--- Exercise prompt ---
Lines with "Output the web" and "const seriesNames = ['10" mark the range, both included. Reproduce exactly that stretch, without pictures.

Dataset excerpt
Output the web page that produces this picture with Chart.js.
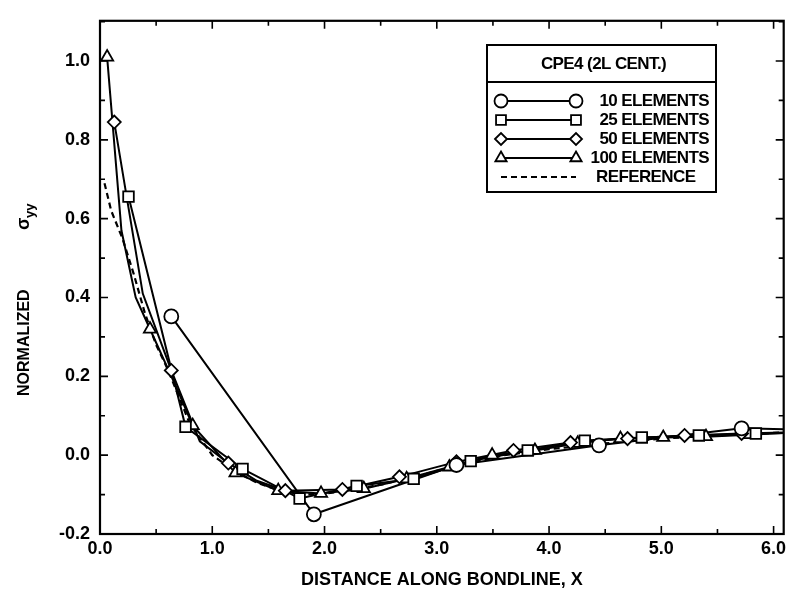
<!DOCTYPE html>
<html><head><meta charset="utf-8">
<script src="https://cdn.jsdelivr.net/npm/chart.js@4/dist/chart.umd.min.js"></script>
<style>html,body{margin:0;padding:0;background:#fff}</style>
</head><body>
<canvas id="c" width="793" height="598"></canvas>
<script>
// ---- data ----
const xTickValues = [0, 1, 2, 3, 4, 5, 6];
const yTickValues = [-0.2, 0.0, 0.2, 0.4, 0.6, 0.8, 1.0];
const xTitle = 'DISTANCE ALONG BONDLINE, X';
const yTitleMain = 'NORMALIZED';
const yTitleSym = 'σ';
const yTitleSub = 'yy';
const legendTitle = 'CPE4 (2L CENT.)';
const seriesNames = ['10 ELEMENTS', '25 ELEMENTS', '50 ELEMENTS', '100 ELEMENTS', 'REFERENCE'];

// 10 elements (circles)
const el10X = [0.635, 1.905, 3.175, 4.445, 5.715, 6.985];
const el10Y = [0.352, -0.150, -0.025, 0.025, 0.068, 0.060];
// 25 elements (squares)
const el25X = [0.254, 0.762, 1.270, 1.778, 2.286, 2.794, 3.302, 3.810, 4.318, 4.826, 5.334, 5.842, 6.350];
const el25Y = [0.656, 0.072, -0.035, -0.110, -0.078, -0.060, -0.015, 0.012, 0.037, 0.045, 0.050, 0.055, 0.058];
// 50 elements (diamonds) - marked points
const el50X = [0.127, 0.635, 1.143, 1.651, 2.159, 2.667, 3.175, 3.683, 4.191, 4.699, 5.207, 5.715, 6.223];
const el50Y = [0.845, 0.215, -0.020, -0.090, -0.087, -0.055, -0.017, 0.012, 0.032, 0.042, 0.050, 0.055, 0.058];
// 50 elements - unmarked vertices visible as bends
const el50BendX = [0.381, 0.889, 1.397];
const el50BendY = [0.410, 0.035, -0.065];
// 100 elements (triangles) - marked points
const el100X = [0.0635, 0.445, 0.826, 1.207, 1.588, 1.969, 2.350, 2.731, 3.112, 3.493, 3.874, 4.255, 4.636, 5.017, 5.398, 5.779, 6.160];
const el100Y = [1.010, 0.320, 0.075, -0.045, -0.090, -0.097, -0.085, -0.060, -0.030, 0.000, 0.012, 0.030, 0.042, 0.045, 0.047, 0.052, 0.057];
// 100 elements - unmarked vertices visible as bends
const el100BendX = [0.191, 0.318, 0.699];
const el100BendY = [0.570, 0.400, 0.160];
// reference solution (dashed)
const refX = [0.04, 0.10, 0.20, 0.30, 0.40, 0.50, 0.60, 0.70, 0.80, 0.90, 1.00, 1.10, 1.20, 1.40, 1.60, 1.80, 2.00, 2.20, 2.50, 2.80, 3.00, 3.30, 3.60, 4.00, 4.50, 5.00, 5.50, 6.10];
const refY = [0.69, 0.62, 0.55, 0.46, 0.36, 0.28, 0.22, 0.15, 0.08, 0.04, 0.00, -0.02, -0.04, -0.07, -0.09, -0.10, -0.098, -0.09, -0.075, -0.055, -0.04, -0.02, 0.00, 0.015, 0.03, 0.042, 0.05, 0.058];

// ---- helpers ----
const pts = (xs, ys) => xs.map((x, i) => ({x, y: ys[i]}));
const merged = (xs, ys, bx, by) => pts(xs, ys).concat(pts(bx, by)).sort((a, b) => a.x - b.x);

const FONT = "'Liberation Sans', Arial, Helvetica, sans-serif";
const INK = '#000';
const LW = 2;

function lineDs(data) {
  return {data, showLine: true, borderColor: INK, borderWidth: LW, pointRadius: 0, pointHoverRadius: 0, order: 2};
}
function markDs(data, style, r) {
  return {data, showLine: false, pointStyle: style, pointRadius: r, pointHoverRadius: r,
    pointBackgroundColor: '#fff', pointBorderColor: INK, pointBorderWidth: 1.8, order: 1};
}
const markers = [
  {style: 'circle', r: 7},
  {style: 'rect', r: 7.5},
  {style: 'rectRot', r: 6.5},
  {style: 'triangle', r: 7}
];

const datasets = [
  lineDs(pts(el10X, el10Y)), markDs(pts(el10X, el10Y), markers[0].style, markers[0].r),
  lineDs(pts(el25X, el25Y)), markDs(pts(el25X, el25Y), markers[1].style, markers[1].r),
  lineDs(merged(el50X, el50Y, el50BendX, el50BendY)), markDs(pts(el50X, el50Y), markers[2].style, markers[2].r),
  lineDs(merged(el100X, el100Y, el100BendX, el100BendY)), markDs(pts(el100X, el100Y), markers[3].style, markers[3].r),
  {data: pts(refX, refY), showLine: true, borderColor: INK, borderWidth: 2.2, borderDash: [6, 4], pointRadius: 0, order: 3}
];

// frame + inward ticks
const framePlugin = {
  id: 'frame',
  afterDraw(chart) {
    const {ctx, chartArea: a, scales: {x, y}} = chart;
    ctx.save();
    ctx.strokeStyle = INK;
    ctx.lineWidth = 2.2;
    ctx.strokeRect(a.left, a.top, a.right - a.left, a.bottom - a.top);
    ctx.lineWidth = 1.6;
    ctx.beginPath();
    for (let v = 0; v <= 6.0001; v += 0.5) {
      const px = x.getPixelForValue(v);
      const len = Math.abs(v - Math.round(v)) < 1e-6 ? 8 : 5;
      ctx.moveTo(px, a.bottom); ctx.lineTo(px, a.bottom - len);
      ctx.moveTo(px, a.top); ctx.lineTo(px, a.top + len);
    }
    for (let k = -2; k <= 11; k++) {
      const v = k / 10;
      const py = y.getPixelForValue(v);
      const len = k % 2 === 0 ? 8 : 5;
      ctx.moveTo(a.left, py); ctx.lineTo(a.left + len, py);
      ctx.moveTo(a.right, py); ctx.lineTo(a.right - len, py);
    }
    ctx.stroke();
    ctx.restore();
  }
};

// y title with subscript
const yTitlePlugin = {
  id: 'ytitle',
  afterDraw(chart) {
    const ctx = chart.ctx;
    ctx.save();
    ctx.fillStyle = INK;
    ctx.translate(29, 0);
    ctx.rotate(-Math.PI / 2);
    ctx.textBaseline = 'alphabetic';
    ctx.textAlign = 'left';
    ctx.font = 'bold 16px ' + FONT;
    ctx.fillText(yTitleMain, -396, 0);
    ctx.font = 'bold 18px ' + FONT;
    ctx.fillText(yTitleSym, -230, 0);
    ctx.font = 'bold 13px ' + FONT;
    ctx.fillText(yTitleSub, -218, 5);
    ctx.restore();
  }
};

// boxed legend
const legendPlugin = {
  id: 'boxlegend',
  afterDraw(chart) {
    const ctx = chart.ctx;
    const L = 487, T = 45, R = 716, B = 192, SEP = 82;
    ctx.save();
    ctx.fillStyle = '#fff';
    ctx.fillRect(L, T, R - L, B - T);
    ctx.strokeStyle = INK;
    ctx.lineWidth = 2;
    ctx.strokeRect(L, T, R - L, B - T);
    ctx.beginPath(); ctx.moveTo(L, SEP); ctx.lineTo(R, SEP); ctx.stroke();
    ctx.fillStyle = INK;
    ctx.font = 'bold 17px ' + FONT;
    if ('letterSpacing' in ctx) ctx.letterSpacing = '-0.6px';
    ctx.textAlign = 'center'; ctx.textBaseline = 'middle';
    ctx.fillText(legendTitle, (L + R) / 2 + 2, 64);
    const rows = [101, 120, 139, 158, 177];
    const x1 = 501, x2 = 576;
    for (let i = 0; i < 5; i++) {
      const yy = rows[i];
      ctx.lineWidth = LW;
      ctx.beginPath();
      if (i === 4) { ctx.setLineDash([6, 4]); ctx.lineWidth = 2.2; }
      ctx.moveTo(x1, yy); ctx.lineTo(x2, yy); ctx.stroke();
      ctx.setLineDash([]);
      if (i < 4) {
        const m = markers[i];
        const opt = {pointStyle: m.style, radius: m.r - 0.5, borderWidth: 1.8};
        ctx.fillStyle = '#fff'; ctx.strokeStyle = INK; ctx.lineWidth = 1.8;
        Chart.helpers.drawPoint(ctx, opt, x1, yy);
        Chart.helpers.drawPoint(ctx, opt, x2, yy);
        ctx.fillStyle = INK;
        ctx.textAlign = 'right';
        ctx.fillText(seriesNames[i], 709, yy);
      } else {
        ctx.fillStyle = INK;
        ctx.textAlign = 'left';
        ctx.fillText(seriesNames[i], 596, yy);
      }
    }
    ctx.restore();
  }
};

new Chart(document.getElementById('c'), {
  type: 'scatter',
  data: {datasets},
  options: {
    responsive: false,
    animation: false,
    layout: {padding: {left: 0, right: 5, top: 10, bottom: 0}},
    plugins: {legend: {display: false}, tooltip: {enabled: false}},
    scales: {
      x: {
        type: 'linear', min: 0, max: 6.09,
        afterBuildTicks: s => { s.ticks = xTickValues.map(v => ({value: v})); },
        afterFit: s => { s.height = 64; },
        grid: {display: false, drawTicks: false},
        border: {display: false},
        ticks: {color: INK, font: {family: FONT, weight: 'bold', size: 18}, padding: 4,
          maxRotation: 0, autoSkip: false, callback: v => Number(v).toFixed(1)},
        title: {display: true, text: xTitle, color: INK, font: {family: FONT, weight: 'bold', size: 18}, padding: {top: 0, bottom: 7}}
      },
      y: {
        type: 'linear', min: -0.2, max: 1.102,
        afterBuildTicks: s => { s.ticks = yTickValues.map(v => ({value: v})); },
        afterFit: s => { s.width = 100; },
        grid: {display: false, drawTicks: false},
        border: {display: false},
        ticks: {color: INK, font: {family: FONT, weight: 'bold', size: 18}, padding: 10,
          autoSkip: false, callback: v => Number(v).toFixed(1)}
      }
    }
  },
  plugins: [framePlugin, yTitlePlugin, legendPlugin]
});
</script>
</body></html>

--

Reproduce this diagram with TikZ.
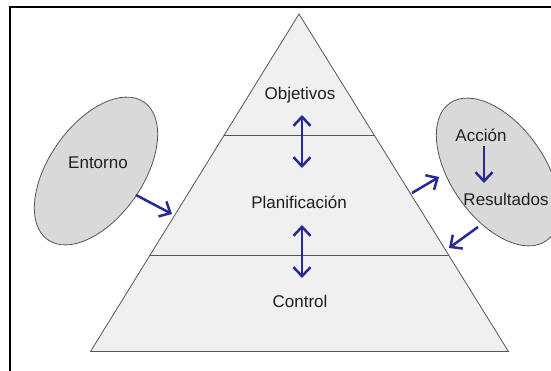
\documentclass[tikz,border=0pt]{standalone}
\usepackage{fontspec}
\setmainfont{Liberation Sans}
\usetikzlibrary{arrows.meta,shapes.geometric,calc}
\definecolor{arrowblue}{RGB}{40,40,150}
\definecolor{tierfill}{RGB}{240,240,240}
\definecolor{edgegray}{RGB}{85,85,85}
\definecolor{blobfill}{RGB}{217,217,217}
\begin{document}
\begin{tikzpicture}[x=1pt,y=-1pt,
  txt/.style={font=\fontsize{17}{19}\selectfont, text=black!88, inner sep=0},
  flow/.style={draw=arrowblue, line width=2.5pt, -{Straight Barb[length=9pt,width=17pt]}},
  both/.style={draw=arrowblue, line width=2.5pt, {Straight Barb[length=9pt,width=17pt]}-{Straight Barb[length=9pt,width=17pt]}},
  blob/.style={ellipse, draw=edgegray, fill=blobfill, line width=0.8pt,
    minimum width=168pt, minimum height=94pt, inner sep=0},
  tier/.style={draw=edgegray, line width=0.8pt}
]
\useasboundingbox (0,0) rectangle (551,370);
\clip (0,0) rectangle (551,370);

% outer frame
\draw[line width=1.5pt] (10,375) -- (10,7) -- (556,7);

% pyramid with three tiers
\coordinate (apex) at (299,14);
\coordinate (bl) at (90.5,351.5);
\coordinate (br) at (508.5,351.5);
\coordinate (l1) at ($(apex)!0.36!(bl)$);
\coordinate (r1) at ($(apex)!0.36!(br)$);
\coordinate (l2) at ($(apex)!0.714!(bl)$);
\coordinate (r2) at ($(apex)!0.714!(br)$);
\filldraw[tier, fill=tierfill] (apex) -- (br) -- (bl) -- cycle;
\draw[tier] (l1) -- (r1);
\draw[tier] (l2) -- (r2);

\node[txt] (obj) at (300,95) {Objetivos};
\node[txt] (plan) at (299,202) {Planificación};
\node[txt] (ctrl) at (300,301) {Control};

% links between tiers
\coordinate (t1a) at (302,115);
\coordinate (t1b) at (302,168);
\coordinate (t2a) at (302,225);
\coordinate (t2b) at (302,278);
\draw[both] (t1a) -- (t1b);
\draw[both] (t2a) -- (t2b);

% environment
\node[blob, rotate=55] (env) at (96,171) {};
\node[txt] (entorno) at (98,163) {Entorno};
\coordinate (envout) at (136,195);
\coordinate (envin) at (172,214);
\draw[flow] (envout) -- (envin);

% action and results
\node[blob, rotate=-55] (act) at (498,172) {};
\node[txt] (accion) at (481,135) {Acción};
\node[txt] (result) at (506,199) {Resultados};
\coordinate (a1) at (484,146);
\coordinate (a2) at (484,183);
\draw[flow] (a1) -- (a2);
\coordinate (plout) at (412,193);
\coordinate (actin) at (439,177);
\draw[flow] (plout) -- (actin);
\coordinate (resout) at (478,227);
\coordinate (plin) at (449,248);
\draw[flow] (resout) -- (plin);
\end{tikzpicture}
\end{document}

* * *

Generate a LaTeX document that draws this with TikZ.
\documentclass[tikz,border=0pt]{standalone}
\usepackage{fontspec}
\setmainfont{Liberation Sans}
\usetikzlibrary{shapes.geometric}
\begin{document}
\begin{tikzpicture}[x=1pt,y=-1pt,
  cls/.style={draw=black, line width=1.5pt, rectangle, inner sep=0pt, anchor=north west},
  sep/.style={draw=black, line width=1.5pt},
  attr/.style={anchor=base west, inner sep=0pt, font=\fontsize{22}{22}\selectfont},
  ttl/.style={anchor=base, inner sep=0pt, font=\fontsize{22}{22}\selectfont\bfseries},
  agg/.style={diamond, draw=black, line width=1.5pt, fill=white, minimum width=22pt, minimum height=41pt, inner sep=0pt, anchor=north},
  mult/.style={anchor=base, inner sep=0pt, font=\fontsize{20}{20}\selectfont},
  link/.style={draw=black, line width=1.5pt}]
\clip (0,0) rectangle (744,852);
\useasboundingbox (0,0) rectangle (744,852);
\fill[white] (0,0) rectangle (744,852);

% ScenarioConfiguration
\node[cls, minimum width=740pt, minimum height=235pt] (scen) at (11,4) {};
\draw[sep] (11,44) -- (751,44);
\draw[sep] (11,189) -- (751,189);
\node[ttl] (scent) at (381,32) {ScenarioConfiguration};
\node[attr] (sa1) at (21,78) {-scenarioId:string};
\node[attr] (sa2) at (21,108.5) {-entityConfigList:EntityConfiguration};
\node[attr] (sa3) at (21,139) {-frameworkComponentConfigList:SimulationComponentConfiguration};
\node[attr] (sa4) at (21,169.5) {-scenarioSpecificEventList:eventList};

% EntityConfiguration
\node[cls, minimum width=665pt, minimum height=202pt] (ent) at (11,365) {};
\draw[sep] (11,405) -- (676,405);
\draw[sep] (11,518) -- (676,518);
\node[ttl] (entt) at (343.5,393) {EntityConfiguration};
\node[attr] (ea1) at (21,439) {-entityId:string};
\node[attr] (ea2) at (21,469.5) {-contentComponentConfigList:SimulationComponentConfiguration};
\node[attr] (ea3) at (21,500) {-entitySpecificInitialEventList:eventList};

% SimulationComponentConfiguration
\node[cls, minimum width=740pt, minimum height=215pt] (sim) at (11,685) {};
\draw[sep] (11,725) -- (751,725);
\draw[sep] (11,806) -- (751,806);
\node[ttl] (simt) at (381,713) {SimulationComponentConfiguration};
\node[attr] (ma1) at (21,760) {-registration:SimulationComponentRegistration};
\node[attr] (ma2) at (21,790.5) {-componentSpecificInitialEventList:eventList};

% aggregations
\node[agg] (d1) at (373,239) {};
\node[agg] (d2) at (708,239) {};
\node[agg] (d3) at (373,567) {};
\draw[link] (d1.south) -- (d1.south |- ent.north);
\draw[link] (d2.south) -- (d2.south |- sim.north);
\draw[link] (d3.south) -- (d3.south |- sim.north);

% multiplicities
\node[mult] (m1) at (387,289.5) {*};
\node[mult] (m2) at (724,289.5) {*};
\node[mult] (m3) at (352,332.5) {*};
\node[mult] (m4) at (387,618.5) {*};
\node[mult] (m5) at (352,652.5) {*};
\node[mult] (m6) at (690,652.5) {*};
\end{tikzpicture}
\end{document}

--- Correct result ---
Output the web page that produces this picture with Chart.js.
<!DOCTYPE html>
<html><head><meta charset="utf-8">
<script src="https://cdn.jsdelivr.net/npm/chart.js@4/dist/chart.umd.min.js"></script>
<style>html,body{margin:0;padding:0;background:#fff}</style>
</head><body>
<canvas id="c" width="793" height="598"></canvas>
<script>
// ---- data ----
const xTickValues = [0, 1, 2, 3, 4, 5, 6];
const yTickValues = [-0.2, 0.0, 0.2, 0.4, 0.6, 0.8, 1.0];
const xTitle = 'DISTANCE ALONG BONDLINE, X';
const yTitleMain = 'NORMALIZED';
const yTitleSym = 'σ';
const yTitleSub = 'yy';
const legendTitle = 'CPE4 (2L CENT.)';
const seriesNames = ['10 ELEMENTS', '25 ELEMENTS', '50 ELEMENTS', '100 ELEMENTS', 'REFERENCE'];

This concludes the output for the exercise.